Minor zorgt niet voor hogere instroom bètastudenten lerarenopleiding
Educatieve minors aan universiteiten zorgen niet voor een hogere instroom van bètastudenten bij eerstegraads lerarenopleidingen. De studentaantallen bij universitaire opleidingen als scheikunde, wiskunde, informatica en natuurkunde zijn wel toegenomen, maar de animo voor het leraarsvak blijft laag.
Dat blijkt uit een onderzoek dat de Universiteit Leiden, de TU Delft en de Rijksuniversiteit Groningen (RUG) samen hebben gedaan onder studenten van hun eigen universiteit.
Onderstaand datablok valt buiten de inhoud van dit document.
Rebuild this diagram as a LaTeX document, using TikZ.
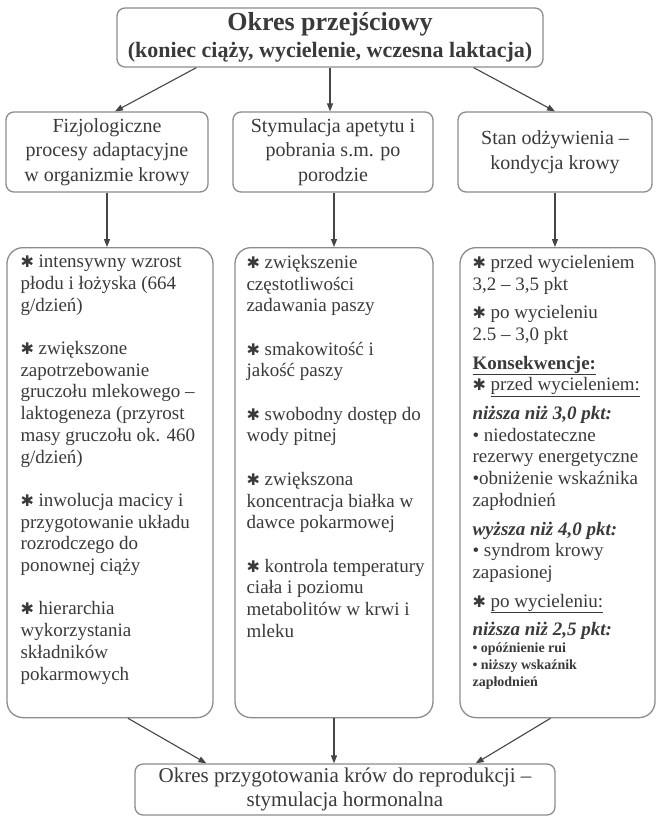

Sinds 2009 kunnen bachelorstudenten op verschillende universiteiten een educatieve minor volgen. Het gaat om een speciaal programma dat 30 studiepunten behelst en waarbij studenten een beperkte tweedegraads bevoegdheid halen, zodat ze in de onderbouw van vmbo-tl, havo en vwo kunnen werken. De minor geeft studenten ook toegang tot een educatieve master - als het bachelordiploma eenmaal binnen is - waarmee ze een eerstegraads bevoegdheid halen zodat ze ook in de bovenbouw van de havo en vwo aan de slag kunnen.
Tekorten
Die eerstegraads leraren zijn hard nodig voor de bètavakken op middelbare scholen. Het Onderwijs in Cijfers van het ministerie van Onderwijs laat de vacaturedruk per vak zien. In 2024 is het tekort 5,4 procent voor wiskunde ten opzichte van de totale werkgelegenheid in het vak. Bij scheikunde gaat het om 8,5 procent, bij natuurkunde 9 procent en bij informatica 26 procent.
De onderzoekers concluderen dat de minor er niet voor zorgt dat meer studenten geïnteresseerd zijn in het leraarschap. ‘De minor slaagt er slechts bij uitzondering in om studenten met geen of weinig interesse in een educatieve master te overtuigen om deze master toch te gaan volgen’, zo staat in het rapport.
Uit het rapport: ‘De minor slaagt er slechts bij uitzondering in om studenten met geen of weinig interesse in een educatieve master te overtuigen om deze master toch te gaan volgen’
Negatiever
De universiteiten wilden weten waaraan dat lag en komen uit op meerdere oorzaken. Zo zijn studenten na het volgen van de minor negatiever geworden over het carrièreperspectief in het onderwijs en het werken met kinderen. Ook het oplossen van de problemen in het onderwijs is misschien niet iets waar zij zelf aan willen bijdragen.
Daarnaast is de promotie van het leraarsberoep ook niet altijd op orde. Zo geeft nog geen 10 procent van de studenten in de vragenlijst aan dat ze promotie op de universiteit ervaart voor het leraarsberoep. Zo schrijft één van de studenten: ‘Onderwijs wordt wel genoemd als carrièremogelijkheid, maar het lijkt erop dat er een zekere minachting is voor het onderwijs, dat het werk onder je niveau is.’ Ook wordt er binnen bètafaculteiten vooral focus gelegd op onderzoek en vakinhoud. Wat niet meehelpt is dat de educatieve minor drie doelen heeft, volgens de onderzoekers: oriëntatie, kwalificatie en een verhoging van de instroom in de eerstegraads lerarenopleiding. Dat is lastig combineren binnen één minor. ‘De minor heeft daardoor een onduidelijke positie', aldus de onderzoekers.
Het lijkt erop dat er een zekere minachting is voor het onderwijs, dat het werk onder je niveau is
Adviezen
Meerdere aanbevelingen geven de onderzoekers om de instroom toch te verbeteren naar eerstegraads lerarenopleidingen. Zo adviseren ze onder meer om het hele studietraject van studenten onder de loep te nemen. Alleen dan kom je erachter waarom studenten keuzes maken en of hoe ze die keuzes maken. Daarnaast is het nodig om de beeldvorming van het leraarsberoep te verbeteren op bètafaculteiten. Veel studenten zien niet dat dit beroep nu wordt gepromoot als één van de mogelijkheden om af te studeren. Faculteiten moeten dan met name het 'intellectueel uitdagende karakter' van het leraarsberoep naar voren brengen. Ook kunnen de faculteiten meer inzetten op het creëren onderwijservaringen bij studenten. Dat kan bijvoorbeeld door studentassistenten aan te stellen of studentengroepjes te laten helpen bij het maken van een profielwerkstuk. Een betere stagebegeleiding tijdens de minor zodat er geen teleurstellende ervaringen zijn, is een andere aanbeveling van de onderzoekers.